Somebody on Facebook got a thread going in which people posted the first music “concert” they attended. I’m not just sure what qualifies as a concert but I imagine it takes place in a venue where hundreds, if not tens of thousands, can attend.
In the early 60s I don’t recall concert like take place today. While living in the Los Angeles area I went to a number of small clubs where name performers were appearing. I saw Billy Eckstine perform in a small hotel lounge and Linda Ronstadt and Willie Nelson in small dance clubs. Flat and Scruggs, Doc Watson, Dave Gardner and a number of folk music acts often played at the Troubadour and the Ash Grove. I even danced to the music of Lawrence Welk at the Hollywood Palladium on one occasion.
It wasn’t until the Beatles showed up in America that I recall hearing about large arena and stadium concerts. The first of those I attended was in November, 1969 at the Inglewood Forum in Los Angeles. The opening act was the band South Wind, followed by The Guess Who riding high on their hit, American Woman. They were the opening acts for the evening’s headliner, Creedence Clearwater Revival. I’m guessing there were 20,000 in attendance and it was an overwhelming experience. Unlike today, people still sat in their assigned seats and I saw nothing resembling a mosh pit. When CCR began playing Keep on Chooglin’ the crowd did come to its feet and it became a thunderous moment in which I briefly considered the place may fall on our heads from the awesome volume and foot stomping.

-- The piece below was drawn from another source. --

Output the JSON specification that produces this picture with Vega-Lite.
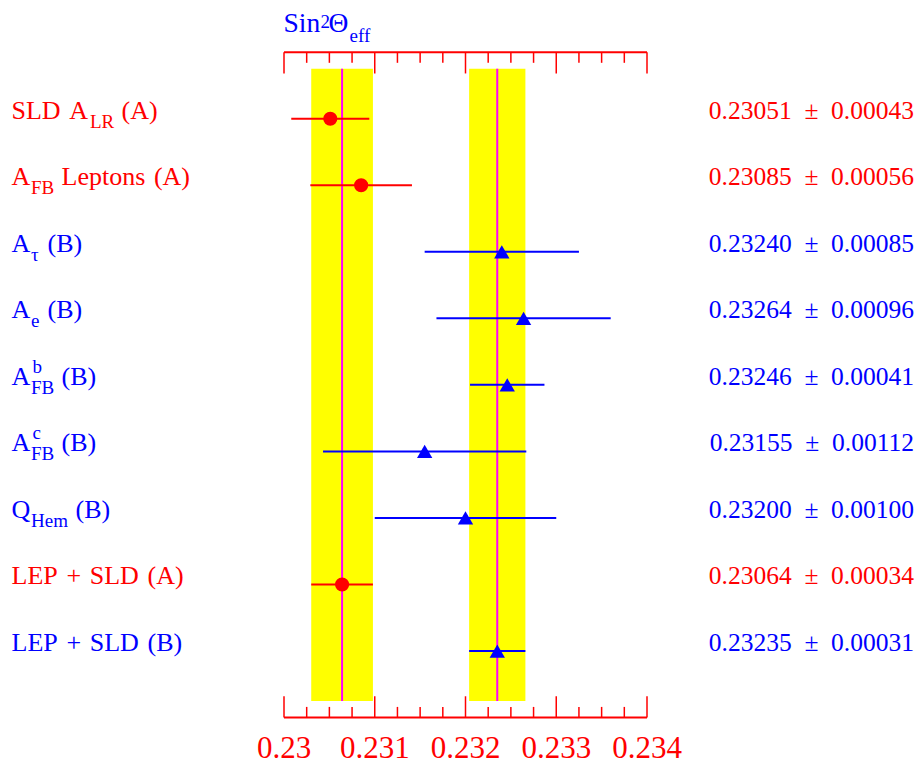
{
  "$schema": "https://vega.github.io/schema/vega-lite/v6.json",
  "width": 363,
  "height": 764,
  "autosize": {"type": "none"},
  "padding": {"left": 284, "right": 271, "top": 0, "bottom": 0},
  "background": "white",
  "config": {"view": {"stroke": null}, "axis": {"disable": true}, "mark": {"font": "Liberation Serif"}, "text": {"font": "Liberation Serif"}},
  "datasets": {
    "meas": [
      {"row": 1, "grp": "A", "pre": "SLD\u2004A", "sub": "LR", "sup": "", "post": "(A)", "value": 0.23051, "lo": 0.23008, "hi": 0.23094, "result": "0.23051\u2002±\u20020.00043", "combined": false},
      {"row": 2, "grp": "A", "pre": "A", "sub": "FB", "sup": "", "post": "Leptons\u2004(A)", "value": 0.23085, "lo": 0.23029, "hi": 0.23141, "result": "0.23085\u2002±\u20020.00056", "combined": false},
      {"row": 3, "grp": "B", "pre": "A", "sub": "τ", "sup": "", "post": "(B)", "value": 0.2324, "lo": 0.23155, "hi": 0.23325, "result": "0.23240\u2002±\u20020.00085", "combined": false},
      {"row": 4, "grp": "B", "pre": "A", "sub": "e", "sup": "", "post": "(B)", "value": 0.23264, "lo": 0.23168, "hi": 0.2336, "result": "0.23264\u2002±\u20020.00096", "combined": false},
      {"row": 5, "grp": "B", "pre": "A", "sub": "FB", "sup": "b", "post": "(B)", "value": 0.23246, "lo": 0.23205, "hi": 0.23287, "result": "0.23246\u2002±\u20020.00041", "combined": false},
      {"row": 6, "grp": "B", "pre": "A", "sub": "FB", "sup": "c", "post": "(B)", "value": 0.23155, "lo": 0.23043, "hi": 0.23267, "result": "0.23155\u2002±\u20020.00112", "combined": false},
      {"row": 7, "grp": "B", "pre": "Q", "sub": "Hem", "sup": "", "post": "(B)", "value": 0.232, "lo": 0.231, "hi": 0.233, "result": "0.23200\u2002±\u20020.00100", "combined": false},
      {"row": 8, "grp": "A", "pre": "LEP\u2004+\u2004SLD\u2004(A)", "sub": "", "sup": "", "post": "", "value": 0.23064, "lo": 0.2303, "hi": 0.23098, "result": "0.23064\u2002±\u20020.00034", "combined": true},
      {"row": 9, "grp": "B", "pre": "LEP\u2004+\u2004SLD\u2004(B)", "sub": "", "sup": "", "post": "", "value": 0.23235, "lo": 0.23204, "hi": 0.23266, "result": "0.23235\u2002±\u20020.00031", "combined": true}
    ],
    "ticks": [
      {"v": 0.23, "major": true, "label": "0.23"},
      {"v": 0.23025, "major": false, "label": ""},
      {"v": 0.2305, "major": false, "label": ""},
      {"v": 0.23075, "major": false, "label": ""},
      {"v": 0.231, "major": true, "label": "0.231"},
      {"v": 0.23125, "major": false, "label": ""},
      {"v": 0.2315, "major": false, "label": ""},
      {"v": 0.23175, "major": false, "label": ""},
      {"v": 0.232, "major": true, "label": "0.232"},
      {"v": 0.23225, "major": false, "label": ""},
      {"v": 0.2325, "major": false, "label": ""},
      {"v": 0.23275, "major": false, "label": ""},
      {"v": 0.233, "major": true, "label": "0.233"},
      {"v": 0.23325, "major": false, "label": ""},
      {"v": 0.2335, "major": false, "label": ""},
      {"v": 0.23375, "major": false, "label": ""},
      {"v": 0.234, "major": true, "label": "0.234"}
    ]
  },
  "layer": [
    {
      "data": {"name": "meas"},
      "transform": [{"filter": "datum.combined"}],
      "mark": {"type": "rect", "color": "#ffff00"},
      "encoding": {
        "x": {"field": "lo", "type": "quantitative", "scale": {"domain": [0.23, 0.234], "nice": false, "zero": false}, "axis": null},
        "x2": {"field": "hi"},
        "y": {"datum": 0.25, "type": "quantitative", "scale": {"domain": [-0.784, 10.698], "reverse": true, "nice": false, "zero": false}, "axis": null},
        "y2": {"datum": 9.75}
      }
    },
    {
      "data": {"name": "meas"},
      "transform": [{"filter": "datum.combined"}],
      "mark": {"type": "rule", "color": "#ff00ff", "strokeWidth": 2},
      "encoding": {
        "x": {"field": "value", "type": "quantitative", "axis": null},
        "y": {"datum": 0.25, "type": "quantitative", "axis": null},
        "y2": {"datum": 9.75}
      }
    },
    {
      "data": {"name": "meas"},
      "mark": {"type": "rule", "strokeWidth": 2},
      "encoding": {
        "x": {"field": "lo", "type": "quantitative", "axis": null},
        "x2": {"field": "hi"},
        "y": {"field": "row", "type": "quantitative", "axis": null},
        "color": {"field": "grp", "type": "nominal", "scale": {"domain": ["A", "B"], "range": ["#ff0000", "#0000ff"]}, "legend": null}
      }
    },
    {
      "data": {"name": "meas"},
      "transform": [{"filter": "datum.grp == 'A'"}],
      "mark": {"type": "point", "shape": "circle", "filled": true, "size": 200, "opacity": 1, "color": "#ff0000"},
      "encoding": {
        "x": {"field": "value", "type": "quantitative", "axis": null},
        "y": {"field": "row", "type": "quantitative", "axis": null}
      }
    },
    {
      "data": {"name": "meas"},
      "transform": [{"filter": "datum.grp == 'B'"}],
      "mark": {"type": "point", "shape": "triangle-up", "filled": true, "size": 235, "opacity": 1, "color": "#0000ff"},
      "encoding": {
        "x": {"field": "value", "type": "quantitative", "axis": null},
        "y": {"field": "row", "type": "quantitative", "axis": null}
      }
    },
    {
      "data": {"values": [{}]},
      "mark": {"type": "rule", "color": "#ff0000", "strokeWidth": 2},
      "encoding": {
        "x": {"datum": 0.23, "type": "quantitative", "axis": null},
        "x2": {"datum": 0.234},
        "y": {"datum": 0, "type": "quantitative", "axis": null}
      }
    },
    {
      "data": {"values": [{}]},
      "mark": {"type": "rule", "color": "#ff0000", "strokeWidth": 2},
      "encoding": {
        "x": {"datum": 0.23, "type": "quantitative", "axis": null},
        "x2": {"datum": 0.234},
        "y": {"datum": 10, "type": "quantitative", "axis": null}
      }
    },
    {
      "data": {"name": "ticks"},
      "transform": [{"filter": "datum.major"}],
      "mark": {"type": "rule", "color": "#ff0000", "strokeWidth": 1.5},
      "encoding": {
        "x": {"field": "v", "type": "quantitative", "axis": null},
        "y": {"datum": 0, "type": "quantitative", "axis": null},
        "y2": {"datum": 0.32}
      }
    },
    {
      "data": {"name": "ticks"},
      "transform": [{"filter": "!datum.major"}],
      "mark": {"type": "rule", "color": "#ff0000", "strokeWidth": 1.5},
      "encoding": {
        "x": {"field": "v", "type": "quantitative", "axis": null},
        "y": {"datum": 0, "type": "quantitative", "axis": null},
        "y2": {"datum": 0.16}
      }
    },
    {
      "data": {"name": "ticks"},
      "transform": [{"filter": "datum.major"}],
      "mark": {"type": "rule", "color": "#ff0000", "strokeWidth": 1.5},
      "encoding": {
        "x": {"field": "v", "type": "quantitative", "axis": null},
        "y": {"datum": 10, "type": "quantitative", "axis": null},
        "y2": {"datum": 9.68}
      }
    },
    {
      "data": {"name": "ticks"},
      "transform": [{"filter": "!datum.major"}],
      "mark": {"type": "rule", "color": "#ff0000", "strokeWidth": 1.5},
      "encoding": {
        "x": {"field": "v", "type": "quantitative", "axis": null},
        "y": {"datum": 10, "type": "quantitative", "axis": null},
        "y2": {"datum": 9.84}
      }
    },
    {
      "data": {"name": "ticks"},
      "transform": [{"filter": "datum.major"}],
      "mark": {"type": "text", "font": "Liberation Serif", "color": "#ff0000", "fontSize": 31, "align": "center", "baseline": "alphabetic"},
      "encoding": {
        "x": {"field": "v", "type": "quantitative", "axis": null},
        "y": {"datum": 10.608, "type": "quantitative", "axis": null},
        "text": {"field": "label"}
      }
    },
    {
      "data": {"name": "meas"},
      "mark": {"type": "text", "font": "Liberation Serif", "fontSize": 26, "align": "left", "baseline": "alphabetic", "dx": -272.5},
      "encoding": {
        "x": {"datum": 0.23, "type": "quantitative", "axis": null},
        "y": {"field": "row", "type": "quantitative", "axis": null},
        "text": {"field": "pre"},
        "color": {"field": "grp", "type": "nominal", "legend": null}
      }
    },
    {
      "data": {"name": "meas"},
      "transform": [{"filter": "datum.row == 1"}],
      "mark": {"type": "text", "font": "Liberation Serif", "fontSize": 19, "align": "left", "baseline": "alphabetic", "dx": -194, "dy": 9},
      "encoding": {
        "x": {"datum": 0.23, "type": "quantitative", "axis": null},
        "y": {"field": "row", "type": "quantitative", "axis": null},
        "text": {"field": "sub"},
        "color": {"field": "grp", "type": "nominal", "legend": null}
      }
    },
    {
      "data": {"name": "meas"},
      "transform": [{"filter": "datum.row >= 2 && datum.row <= 7"}],
      "mark": {"type": "text", "font": "Liberation Serif", "fontSize": 19, "align": "left", "baseline": "alphabetic", "dx": -253, "dy": 9},
      "encoding": {
        "x": {"datum": 0.23, "type": "quantitative", "axis": null},
        "y": {"field": "row", "type": "quantitative", "axis": null},
        "text": {"field": "sub"},
        "color": {"field": "grp", "type": "nominal", "legend": null}
      }
    },
    {
      "data": {"name": "meas"},
      "transform": [{"filter": "datum.sup != ''"}],
      "mark": {"type": "text", "font": "Liberation Serif", "fontSize": 19, "align": "left", "baseline": "alphabetic", "dx": -251.5, "dy": -12},
      "encoding": {
        "x": {"datum": 0.23, "type": "quantitative", "axis": null},
        "y": {"field": "row", "type": "quantitative", "axis": null},
        "text": {"field": "sup"},
        "color": {"field": "grp", "type": "nominal", "legend": null}
      }
    },
    {
      "data": {"name": "meas"},
      "transform": [{"filter": "datum.row == 1"}],
      "mark": {"type": "text", "font": "Liberation Serif", "fontSize": 26, "align": "left", "baseline": "alphabetic", "dx": -162.5},
      "encoding": {
        "x": {"datum": 0.23, "type": "quantitative", "axis": null},
        "y": {"field": "row", "type": "quantitative", "axis": null},
        "text": {"field": "post"},
        "color": {"field": "grp", "type": "nominal", "legend": null}
      }
    },
    {
      "data": {"name": "meas"},
      "transform": [{"filter": "datum.row == 2 || datum.row == 5 || datum.row == 6"}],
      "mark": {"type": "text", "font": "Liberation Serif", "fontSize": 26, "align": "left", "baseline": "alphabetic", "dx": -222.5},
      "encoding": {
        "x": {"datum": 0.23, "type": "quantitative", "axis": null},
        "y": {"field": "row", "type": "quantitative", "axis": null},
        "text": {"field": "post"},
        "color": {"field": "grp", "type": "nominal", "legend": null}
      }
    },
    {
      "data": {"name": "meas"},
      "transform": [{"filter": "datum.row == 3 || datum.row == 4"}],
      "mark": {"type": "text", "font": "Liberation Serif", "fontSize": 26, "align": "left", "baseline": "alphabetic", "dx": -236.5},
      "encoding": {
        "x": {"datum": 0.23, "type": "quantitative", "axis": null},
        "y": {"field": "row", "type": "quantitative", "axis": null},
        "text": {"field": "post"},
        "color": {"field": "grp", "type": "nominal", "legend": null}
      }
    },
    {
      "data": {"name": "meas"},
      "transform": [{"filter": "datum.row == 7"}],
      "mark": {"type": "text", "font": "Liberation Serif", "fontSize": 26, "align": "left", "baseline": "alphabetic", "dx": -208.5},
      "encoding": {
        "x": {"datum": 0.23, "type": "quantitative", "axis": null},
        "y": {"field": "row", "type": "quantitative", "axis": null},
        "text": {"field": "post"},
        "color": {"field": "grp", "type": "nominal", "legend": null}
      }
    },
    {
      "data": {"name": "meas"},
      "mark": {"type": "text", "font": "Liberation Serif", "fontSize": 25.5, "align": "right", "baseline": "alphabetic", "dx": 267},
      "encoding": {
        "x": {"datum": 0.234, "type": "quantitative", "axis": null},
        "y": {"field": "row", "type": "quantitative", "axis": null},
        "text": {"field": "result"},
        "color": {"field": "grp", "type": "nominal", "legend": null}
      }
    },
    {
      "data": {"values": [{}]},
      "mark": {"type": "text", "font": "Liberation Serif", "text": "Sin", "fontSize": 27.5, "color": "#0000ff", "align": "left", "baseline": "alphabetic", "dx": -0.5},
      "encoding": {
        "x": {"datum": 0.23, "type": "quantitative", "axis": null},
        "y": {"datum": -0.3, "type": "quantitative", "axis": null}
      }
    },
    {
      "data": {"values": [{}]},
      "mark": {"type": "text", "font": "Liberation Serif", "text": "2", "fontSize": 19, "color": "#0000ff", "align": "left", "baseline": "alphabetic", "dx": 36.5, "dy": -4},
      "encoding": {
        "x": {"datum": 0.23, "type": "quantitative", "axis": null},
        "y": {"datum": -0.3, "type": "quantitative", "axis": null}
      }
    },
    {
      "data": {"values": [{}]},
      "mark": {"type": "text", "font": "Liberation Serif", "text": "Θ", "fontSize": 27.5, "color": "#0000ff", "align": "left", "baseline": "alphabetic", "dx": 44.5},
      "encoding": {
        "x": {"datum": 0.23, "type": "quantitative", "axis": null},
        "y": {"datum": -0.3, "type": "quantitative", "axis": null}
      }
    },
    {
      "data": {"values": [{}]},
      "mark": {"type": "text", "font": "Liberation Serif", "text": "eff", "fontSize": 19, "color": "#0000ff", "align": "left", "baseline": "alphabetic", "dx": 65.5, "dy": 9.5},
      "encoding": {
        "x": {"datum": 0.23, "type": "quantitative", "axis": null},
        "y": {"datum": -0.3, "type": "quantitative", "axis": null}
      }
    }
  ]
}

Looking at the list of people’s first concerts was interesting and reflective. It was like a trip back in music history and brought up names I had long forgotten, such as Iron Maiden. Unlike any number of my friends I never got into the concert thing, preferring the disappearing small venues. The idea of being, as we said in the Navy, asshole to belly button with forty thousand sweaty bodies just doesn’t appeal to me.
One of the worst and most memorable evenings of my life was a Jimmy Buffett concert at Buckeye Lake Music Center, east of Columbus on August 5, 1995. Being a huge Parrothead my wife and I decided to treat the family to an evening out. We ordered assigned seating tickets for everyone and as the date drew nearer so did the monsoon rains associated with a hurricane off the North Carolina coast. By the time we arrived this bowl-shaped venue had filled to capacity with beer drinking, pot smoking, filthy bodies splashing and crawling around in a literal sea of mud, vomit and urine. The assigned seats were non-existent but by the time we figured that out we were up to our buttocks in muck and mire.
Buffett and the Coral Reefers were indeed on stage hammering out Cheeseburger in Paradise while trying to not get electrocuted from playing electric instruments while standing in ankle deep water. At some point I made a unilateral dictator-esque decision to get the hell out of there before the Volcano blew so we all joined hands while I lead us out of the valley of doom to the promised land of our soon to be filthy custom conversion van.
Being totally pissed I stopped at the admission booth demanding a full refund on the grounds of inhumanity to man and the absence of the assigned seating we’d paid for. The fourteen year old in charge just ignored my screams so when we got home I called American Express, explained the nightmare, and was issued full credit to my card.
I don’t recall if my aversion to large events began before or after that night in Margaritaville but if I remain in control of my destiny there will never be another mosh pit in it.